Day 1: Day One’s Are Easy.

It’s always easy to say “I’m never drinking again” after a night of drinking. Day 1’s are easy. Some friends and I celebrated the last night of drinking appropriately. Gross food, beers/seltzers/shots, and college football. Outside of a few stray snapchats that got sent out the night went off without a hitch. I arranged for rides to and from my brother-in-laws house to avoid any last second DUI’s (wouldn’t that be something one day before quitting drinking). I got home at a reasonable hour (9pm on a Saturday is more than reasonable). Drank some water and headed to bed, where I immediately sat up from the spins, headed to the bathroom, sat on the floor and proceeded to offer up my last offering to the porcelain throne. The consistency of it told me I hadn’t drank nearly enough water and I got it all out then went to bed.

“All your body is screaming for is water, food and sleep.”

I woke up this morning feeling great, I forgot how good at hangovers I am, I beat them! Until 10am when I came back down and was shaking and in desperate need of some food. Yes it’s easy to say “I’m never drinking again” the day after a rough night of drinking. All your body is screaming for is water, food and sleep. Lucky for me I have a family that allows me to watch football all day so I can hide how bad I feel by laying on the couch and watching RedZone cycle through all of the afternoon games at a pace that calms my ADHD.
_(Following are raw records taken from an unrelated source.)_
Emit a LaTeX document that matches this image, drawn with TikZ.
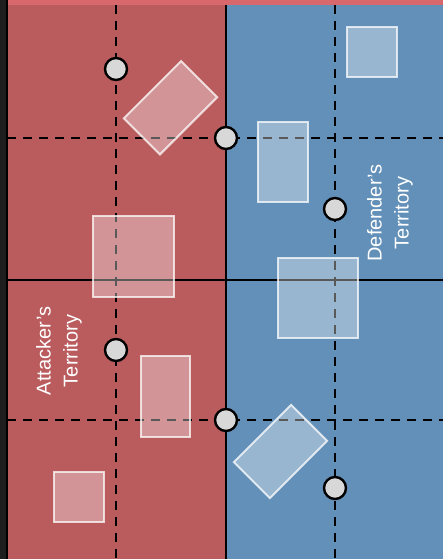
\documentclass[tikz,border=0pt]{standalone}
\usepackage{fontspec}
\setmainfont{Liberation Sans}
\definecolor{redzone}{RGB}{186,92,94}
\definecolor{bluezone}{RGB}{99,144,184}
\definecolor{topband}{RGB}{217,104,108}
\definecolor{darkedge}{RGB}{30,30,30}
\definecolor{dotfill}{RGB}{216,216,216}
\begin{document}
\begin{tikzpicture}[x=1pt,y=-1pt,
  gridline/.style={line width=2.2pt,dash pattern=on 9pt off 7pt},
  solidline/.style={line width=2.2pt},
  piece/.style={draw=white,draw opacity=0.75,fill=white,fill opacity=0.35,line width=2pt,inner sep=0pt,outer sep=0pt},
  dot/.style={circle,draw=black,fill=dotfill,line width=2.4pt,minimum size=22pt,inner sep=0pt},
  label/.style={text=white,rotate=90,align=center,font=\fontsize{20}{27}\selectfont}]
\useasboundingbox (0,0) rectangle (443,559);
% backgrounds
\fill[darkedge] (0,0) rectangle (7,559);
\fill[redzone] (7,0) rectangle (226,559);
\fill[bluezone] (226,0) rectangle (443,559);
\fill[topband] (7,0) rectangle (443,5);
% coordinates
\coordinate (vL) at (116,5);  \coordinate (vLb) at (116,559);
\coordinate (vR) at (335,5);  \coordinate (vRb) at (335,559);
\coordinate (hT) at (7,138);  \coordinate (hTe) at (443,138);
\coordinate (hB) at (7,420);  \coordinate (hBe) at (443,420);
\coordinate (mid) at (226,5); \coordinate (midb) at (226,559);
\coordinate (hM) at (7,280);  \coordinate (hMe) at (443,280);
\coordinate (edge) at (7,0);  \coordinate (edgeb) at (7,559);
% lines
\draw[gridline] (vL) -- (vLb);
\draw[gridline] (vR) -- (vRb);
\draw[gridline] (hT) -- (hTe);
\draw[gridline] (hB) -- (hBe);
\draw[solidline] (mid) -- (midb);
\draw[solidline] (hM) -- (hMe);
\draw[solidline] (edge) -- (edgeb);
% pieces
\node[piece,minimum width=81pt,minimum height=51pt,rotate=45] (p1) at (170.5,107.8) {};
\node[piece,minimum width=50pt,minimum height=50pt] (p2) at (372,52) {};
\node[piece,minimum width=50pt,minimum height=80pt] (p3) at (283,162) {};
\node[piece,minimum width=81pt,minimum height=81pt] (p4) at (133,256) {};
\node[piece,minimum width=80pt,minimum height=80pt] (p5) at (318,298) {};
\node[piece,minimum width=49pt,minimum height=81pt] (p6) at (165.5,396.5) {};
\node[piece,minimum width=81pt,minimum height=51pt,rotate=45] (p7) at (280.5,451.5) {};
\node[piece,minimum width=50pt,minimum height=50pt] (p8) at (79,497) {};
% dots
\node[dot] (d1) at (116,69) {};
\node[dot] (d2) at (226,138) {};
\node[dot] (d3) at (335,209) {};
\node[dot] (d4) at (116,350) {};
\node[dot] (d5) at (226,420) {};
\node[dot] (d6) at (335,488) {};
% labels
\node[label] (att) at (59,351) {Attacker’s\\Territory};
\node[label] (def) at (390,213) {Defender’s\\Territory};
\end{tikzpicture}
\end{document}
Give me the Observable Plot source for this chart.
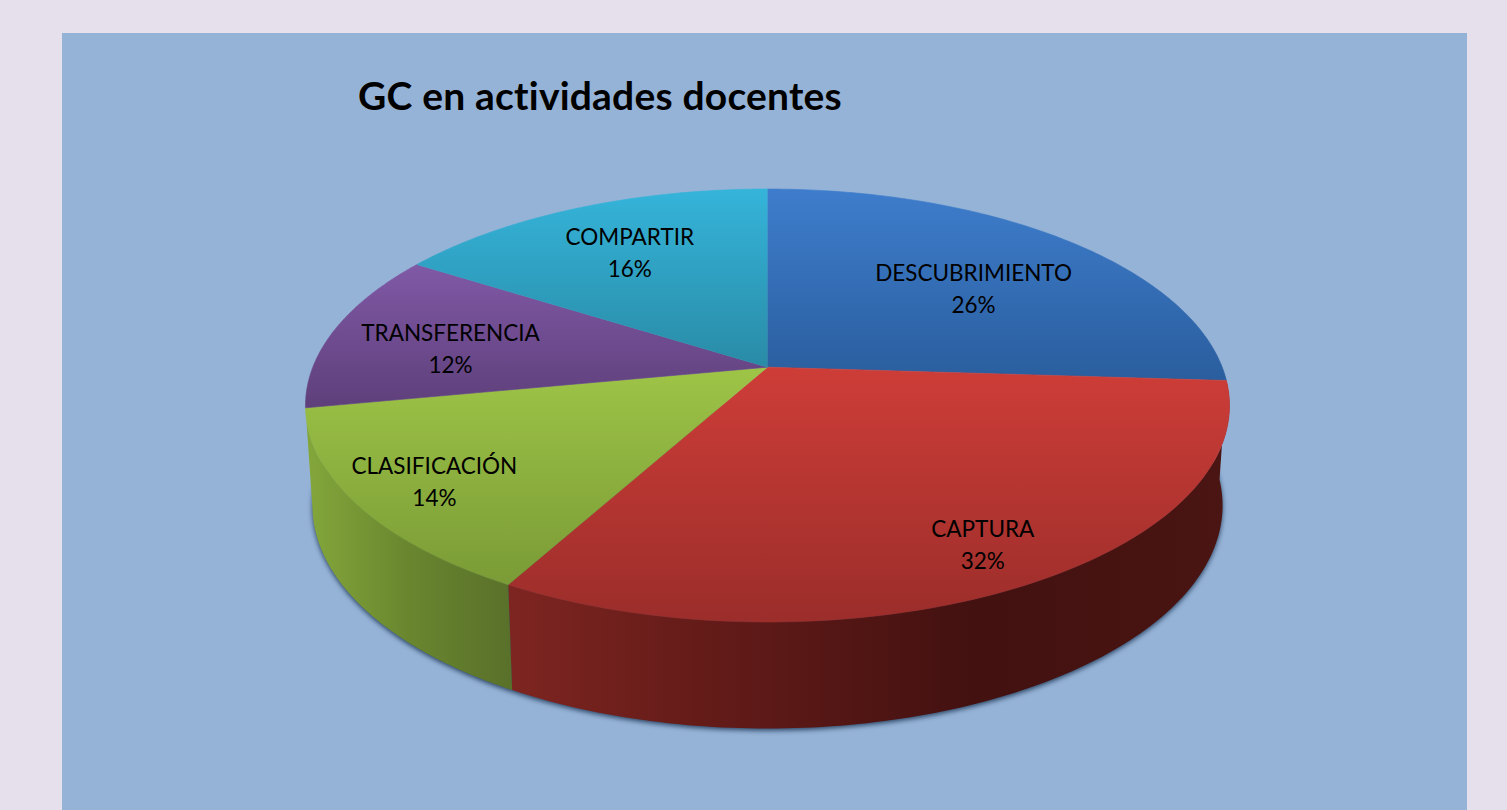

I’m past my athletic prime.”

Outside of giving my liver a break another big reason I’m going on this journey is to drop my weight. at 6’4″ I’ve always carried weight well. 340lbs is a lot of pounds and yet everyone comments “you carry it so well”. On top of the “empty” calories that you get while drinking, you pile on the gross food before during and after a night of drinking to get you back to zero and its easy to pile the pounds on quickly. I’ve been lucky with my health, but heading into my 40’s things are starting to squeak and rattle. I’m past my athletic prime as my brother-in-law gently reminded me last night. So sure why not take advantage of 365 days of no alcohol and drop as much weight as I can to feel as good as I can before I turn 40.

Again Day one’s are easy. Easy to promise yourself the world. Easy to forget what the future brings, the pitfalls, the temptations. Easy to walk away from alcohol when you feel so bad. I’m not a fool enough to think I’m going to cake walk through this, but I’m just dumb enough to believe it.